> Work required
Write out again, word for word, the lines below from the line that holds "Convert this chart to matplotlib code." through the line that holds "4.1, 3.35, 3.2]", omitting pictures.

***** Task material

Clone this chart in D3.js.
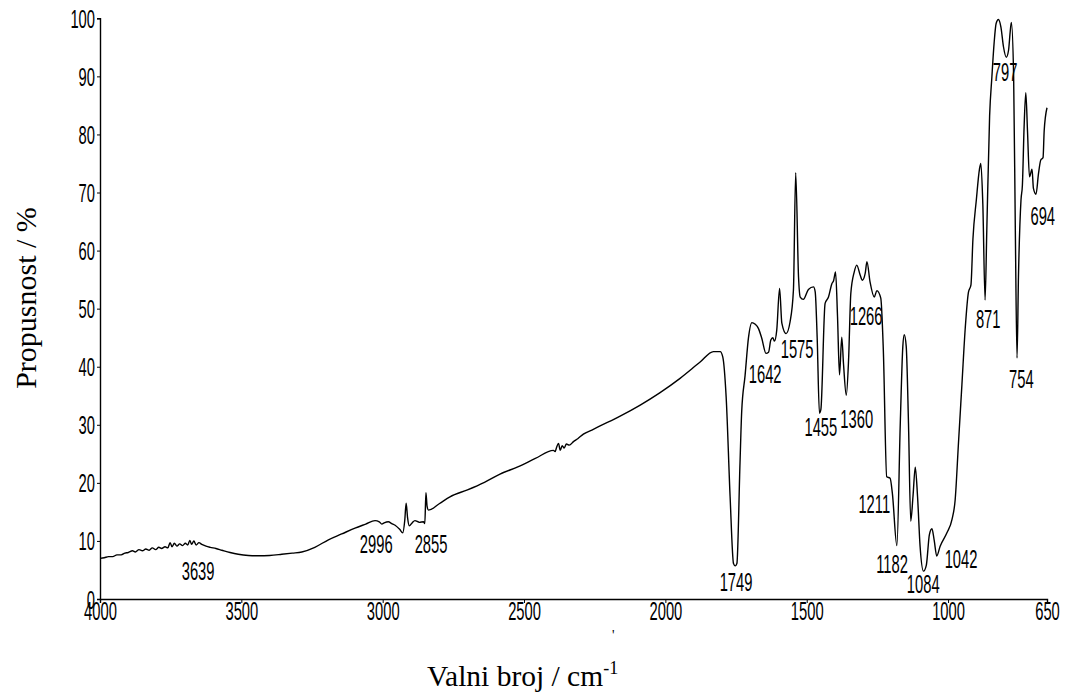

**********
***** Task material

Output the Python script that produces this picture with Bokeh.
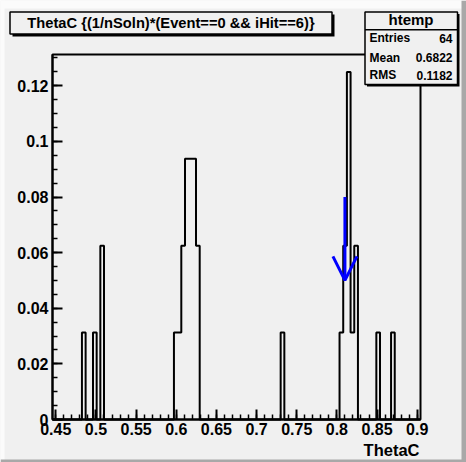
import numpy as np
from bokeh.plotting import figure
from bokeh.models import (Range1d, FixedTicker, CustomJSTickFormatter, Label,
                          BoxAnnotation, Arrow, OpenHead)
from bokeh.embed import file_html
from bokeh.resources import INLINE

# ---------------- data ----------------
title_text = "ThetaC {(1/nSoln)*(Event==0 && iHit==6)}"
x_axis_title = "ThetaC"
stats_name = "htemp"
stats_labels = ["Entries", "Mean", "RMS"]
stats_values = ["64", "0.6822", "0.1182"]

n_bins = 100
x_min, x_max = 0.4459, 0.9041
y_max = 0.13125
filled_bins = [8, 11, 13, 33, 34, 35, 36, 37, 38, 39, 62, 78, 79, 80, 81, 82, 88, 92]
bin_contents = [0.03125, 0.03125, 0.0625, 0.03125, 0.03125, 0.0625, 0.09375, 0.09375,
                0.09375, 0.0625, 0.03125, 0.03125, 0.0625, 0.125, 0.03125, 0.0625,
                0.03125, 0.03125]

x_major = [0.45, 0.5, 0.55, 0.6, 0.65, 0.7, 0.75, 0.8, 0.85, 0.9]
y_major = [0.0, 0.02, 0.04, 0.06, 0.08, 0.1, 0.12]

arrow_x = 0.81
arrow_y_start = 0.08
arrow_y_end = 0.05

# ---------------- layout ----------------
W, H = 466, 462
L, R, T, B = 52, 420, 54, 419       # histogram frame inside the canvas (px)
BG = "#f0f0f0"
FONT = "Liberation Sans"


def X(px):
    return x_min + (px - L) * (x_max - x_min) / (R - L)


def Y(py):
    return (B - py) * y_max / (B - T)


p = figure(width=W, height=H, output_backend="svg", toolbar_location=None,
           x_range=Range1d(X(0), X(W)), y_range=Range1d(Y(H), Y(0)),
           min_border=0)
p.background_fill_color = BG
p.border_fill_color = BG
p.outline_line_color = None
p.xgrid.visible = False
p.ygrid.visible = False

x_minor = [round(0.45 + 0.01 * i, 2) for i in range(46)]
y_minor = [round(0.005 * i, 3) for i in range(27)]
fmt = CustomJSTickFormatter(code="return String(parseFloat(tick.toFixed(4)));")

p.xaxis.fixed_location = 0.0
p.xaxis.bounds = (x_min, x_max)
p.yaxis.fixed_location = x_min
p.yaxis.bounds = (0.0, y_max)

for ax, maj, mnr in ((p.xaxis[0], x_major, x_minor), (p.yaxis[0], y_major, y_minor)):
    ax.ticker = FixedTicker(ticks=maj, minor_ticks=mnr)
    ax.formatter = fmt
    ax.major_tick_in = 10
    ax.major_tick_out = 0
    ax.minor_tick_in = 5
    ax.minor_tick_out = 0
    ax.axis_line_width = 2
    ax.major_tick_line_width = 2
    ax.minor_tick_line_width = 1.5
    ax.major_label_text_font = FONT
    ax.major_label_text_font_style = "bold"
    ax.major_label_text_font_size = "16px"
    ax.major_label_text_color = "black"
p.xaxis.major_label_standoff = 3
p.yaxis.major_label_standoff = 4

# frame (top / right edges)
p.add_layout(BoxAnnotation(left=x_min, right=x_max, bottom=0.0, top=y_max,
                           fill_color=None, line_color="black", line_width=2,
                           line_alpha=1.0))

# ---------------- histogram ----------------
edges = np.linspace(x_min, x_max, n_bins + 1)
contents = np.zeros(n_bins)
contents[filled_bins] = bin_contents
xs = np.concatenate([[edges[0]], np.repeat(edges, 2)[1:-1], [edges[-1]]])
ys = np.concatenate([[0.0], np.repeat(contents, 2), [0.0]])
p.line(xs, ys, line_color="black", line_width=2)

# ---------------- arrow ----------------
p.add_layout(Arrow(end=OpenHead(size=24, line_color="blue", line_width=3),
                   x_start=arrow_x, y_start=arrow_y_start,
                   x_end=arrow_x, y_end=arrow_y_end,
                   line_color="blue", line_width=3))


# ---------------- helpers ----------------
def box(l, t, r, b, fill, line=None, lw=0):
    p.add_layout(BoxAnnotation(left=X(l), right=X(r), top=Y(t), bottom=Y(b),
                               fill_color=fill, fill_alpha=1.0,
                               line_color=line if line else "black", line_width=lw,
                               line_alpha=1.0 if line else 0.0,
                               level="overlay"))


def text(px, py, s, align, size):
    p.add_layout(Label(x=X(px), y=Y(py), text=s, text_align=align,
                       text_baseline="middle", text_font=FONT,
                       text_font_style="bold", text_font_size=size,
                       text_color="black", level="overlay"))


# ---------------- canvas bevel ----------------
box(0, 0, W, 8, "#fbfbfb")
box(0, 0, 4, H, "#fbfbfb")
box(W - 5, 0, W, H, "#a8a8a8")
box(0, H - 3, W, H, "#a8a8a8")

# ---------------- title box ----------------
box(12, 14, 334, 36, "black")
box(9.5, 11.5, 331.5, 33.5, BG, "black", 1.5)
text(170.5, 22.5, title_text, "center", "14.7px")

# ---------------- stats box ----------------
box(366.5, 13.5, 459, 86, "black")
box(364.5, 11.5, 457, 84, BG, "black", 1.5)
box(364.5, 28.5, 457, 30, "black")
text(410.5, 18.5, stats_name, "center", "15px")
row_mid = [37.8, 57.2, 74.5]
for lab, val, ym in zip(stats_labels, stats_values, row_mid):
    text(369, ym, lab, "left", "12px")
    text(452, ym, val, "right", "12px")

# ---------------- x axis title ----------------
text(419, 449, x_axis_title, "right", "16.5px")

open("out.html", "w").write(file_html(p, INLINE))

**********
***** Task material

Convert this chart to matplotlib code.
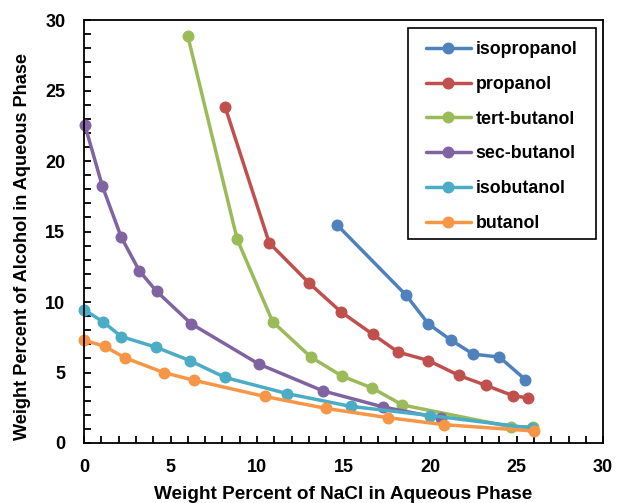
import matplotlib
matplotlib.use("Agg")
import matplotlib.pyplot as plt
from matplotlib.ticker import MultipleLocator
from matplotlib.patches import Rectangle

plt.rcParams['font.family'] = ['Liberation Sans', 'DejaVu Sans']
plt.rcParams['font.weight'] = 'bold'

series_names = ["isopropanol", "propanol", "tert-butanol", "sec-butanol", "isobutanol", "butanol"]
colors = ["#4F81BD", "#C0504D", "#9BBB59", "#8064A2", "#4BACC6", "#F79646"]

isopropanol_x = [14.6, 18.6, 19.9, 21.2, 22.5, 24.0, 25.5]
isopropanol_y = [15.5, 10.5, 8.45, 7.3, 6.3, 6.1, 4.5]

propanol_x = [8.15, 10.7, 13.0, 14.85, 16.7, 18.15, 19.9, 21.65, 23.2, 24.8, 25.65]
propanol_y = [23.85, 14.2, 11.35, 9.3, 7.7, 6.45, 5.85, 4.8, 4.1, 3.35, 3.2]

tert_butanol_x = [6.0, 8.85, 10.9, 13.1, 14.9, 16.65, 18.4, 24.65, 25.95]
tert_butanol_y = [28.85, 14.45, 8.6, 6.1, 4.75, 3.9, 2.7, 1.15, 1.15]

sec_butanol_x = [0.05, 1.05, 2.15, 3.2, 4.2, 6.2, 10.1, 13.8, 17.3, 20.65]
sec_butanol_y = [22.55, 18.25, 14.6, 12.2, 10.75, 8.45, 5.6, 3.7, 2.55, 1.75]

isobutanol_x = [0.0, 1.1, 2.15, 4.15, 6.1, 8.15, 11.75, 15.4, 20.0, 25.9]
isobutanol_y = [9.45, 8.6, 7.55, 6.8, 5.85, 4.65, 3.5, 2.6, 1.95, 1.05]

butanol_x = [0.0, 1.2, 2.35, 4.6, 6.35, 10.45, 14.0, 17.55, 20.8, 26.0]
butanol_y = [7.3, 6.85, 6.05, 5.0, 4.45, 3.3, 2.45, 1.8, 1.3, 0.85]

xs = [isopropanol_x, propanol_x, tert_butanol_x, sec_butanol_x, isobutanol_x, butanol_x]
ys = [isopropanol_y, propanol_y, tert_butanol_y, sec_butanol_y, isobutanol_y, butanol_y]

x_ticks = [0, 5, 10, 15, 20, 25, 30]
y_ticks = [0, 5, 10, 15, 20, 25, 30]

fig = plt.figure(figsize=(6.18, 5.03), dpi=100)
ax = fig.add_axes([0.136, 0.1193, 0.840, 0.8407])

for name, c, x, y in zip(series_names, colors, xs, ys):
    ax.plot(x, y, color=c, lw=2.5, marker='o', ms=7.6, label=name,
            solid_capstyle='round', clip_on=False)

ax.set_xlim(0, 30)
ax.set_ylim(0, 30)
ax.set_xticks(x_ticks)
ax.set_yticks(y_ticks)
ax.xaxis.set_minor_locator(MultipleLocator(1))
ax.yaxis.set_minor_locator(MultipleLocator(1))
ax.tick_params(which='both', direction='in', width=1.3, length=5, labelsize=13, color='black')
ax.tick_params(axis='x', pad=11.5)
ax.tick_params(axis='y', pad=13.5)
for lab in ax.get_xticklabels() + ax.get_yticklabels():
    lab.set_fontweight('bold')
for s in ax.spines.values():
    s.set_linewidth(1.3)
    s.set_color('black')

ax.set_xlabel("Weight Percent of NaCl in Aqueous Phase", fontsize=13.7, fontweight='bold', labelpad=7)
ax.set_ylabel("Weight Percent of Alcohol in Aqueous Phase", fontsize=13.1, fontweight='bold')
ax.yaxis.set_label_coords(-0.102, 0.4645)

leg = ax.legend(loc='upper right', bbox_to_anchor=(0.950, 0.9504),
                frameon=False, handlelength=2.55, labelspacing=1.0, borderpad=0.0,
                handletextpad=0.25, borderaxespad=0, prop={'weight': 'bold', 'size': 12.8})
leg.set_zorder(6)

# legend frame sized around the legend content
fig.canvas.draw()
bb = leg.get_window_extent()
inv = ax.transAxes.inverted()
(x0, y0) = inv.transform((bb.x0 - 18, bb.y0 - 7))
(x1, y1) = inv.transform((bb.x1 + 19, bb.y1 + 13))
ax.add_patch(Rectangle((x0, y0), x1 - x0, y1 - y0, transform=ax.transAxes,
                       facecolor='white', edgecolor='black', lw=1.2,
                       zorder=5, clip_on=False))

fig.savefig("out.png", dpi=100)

**********

> Reply to the exercise
Convert this chart to matplotlib code.
import matplotlib
matplotlib.use("Agg")
import matplotlib.pyplot as plt
from matplotlib.ticker import MultipleLocator
from matplotlib.patches import Rectangle

plt.rcParams['font.family'] = ['Liberation Sans', 'DejaVu Sans']
plt.rcParams['font.weight'] = 'bold'

series_names = ["isopropanol", "propanol", "tert-butanol", "sec-butanol", "isobutanol", "butanol"]
colors = ["#4F81BD", "#C0504D", "#9BBB59", "#8064A2", "#4BACC6", "#F79646"]

isopropanol_x = [14.6, 18.6, 19.9, 21.2, 22.5, 24.0, 25.5]
isopropanol_y = [15.5, 10.5, 8.45, 7.3, 6.3, 6.1, 4.5]

propanol_x = [8.15, 10.7, 13.0, 14.85, 16.7, 18.15, 19.9, 21.65, 23.2, 24.8, 25.65]
propanol_y = [23.85, 14.2, 11.35, 9.3, 7.7, 6.45, 5.85, 4.8, 4.1, 3.35, 3.2]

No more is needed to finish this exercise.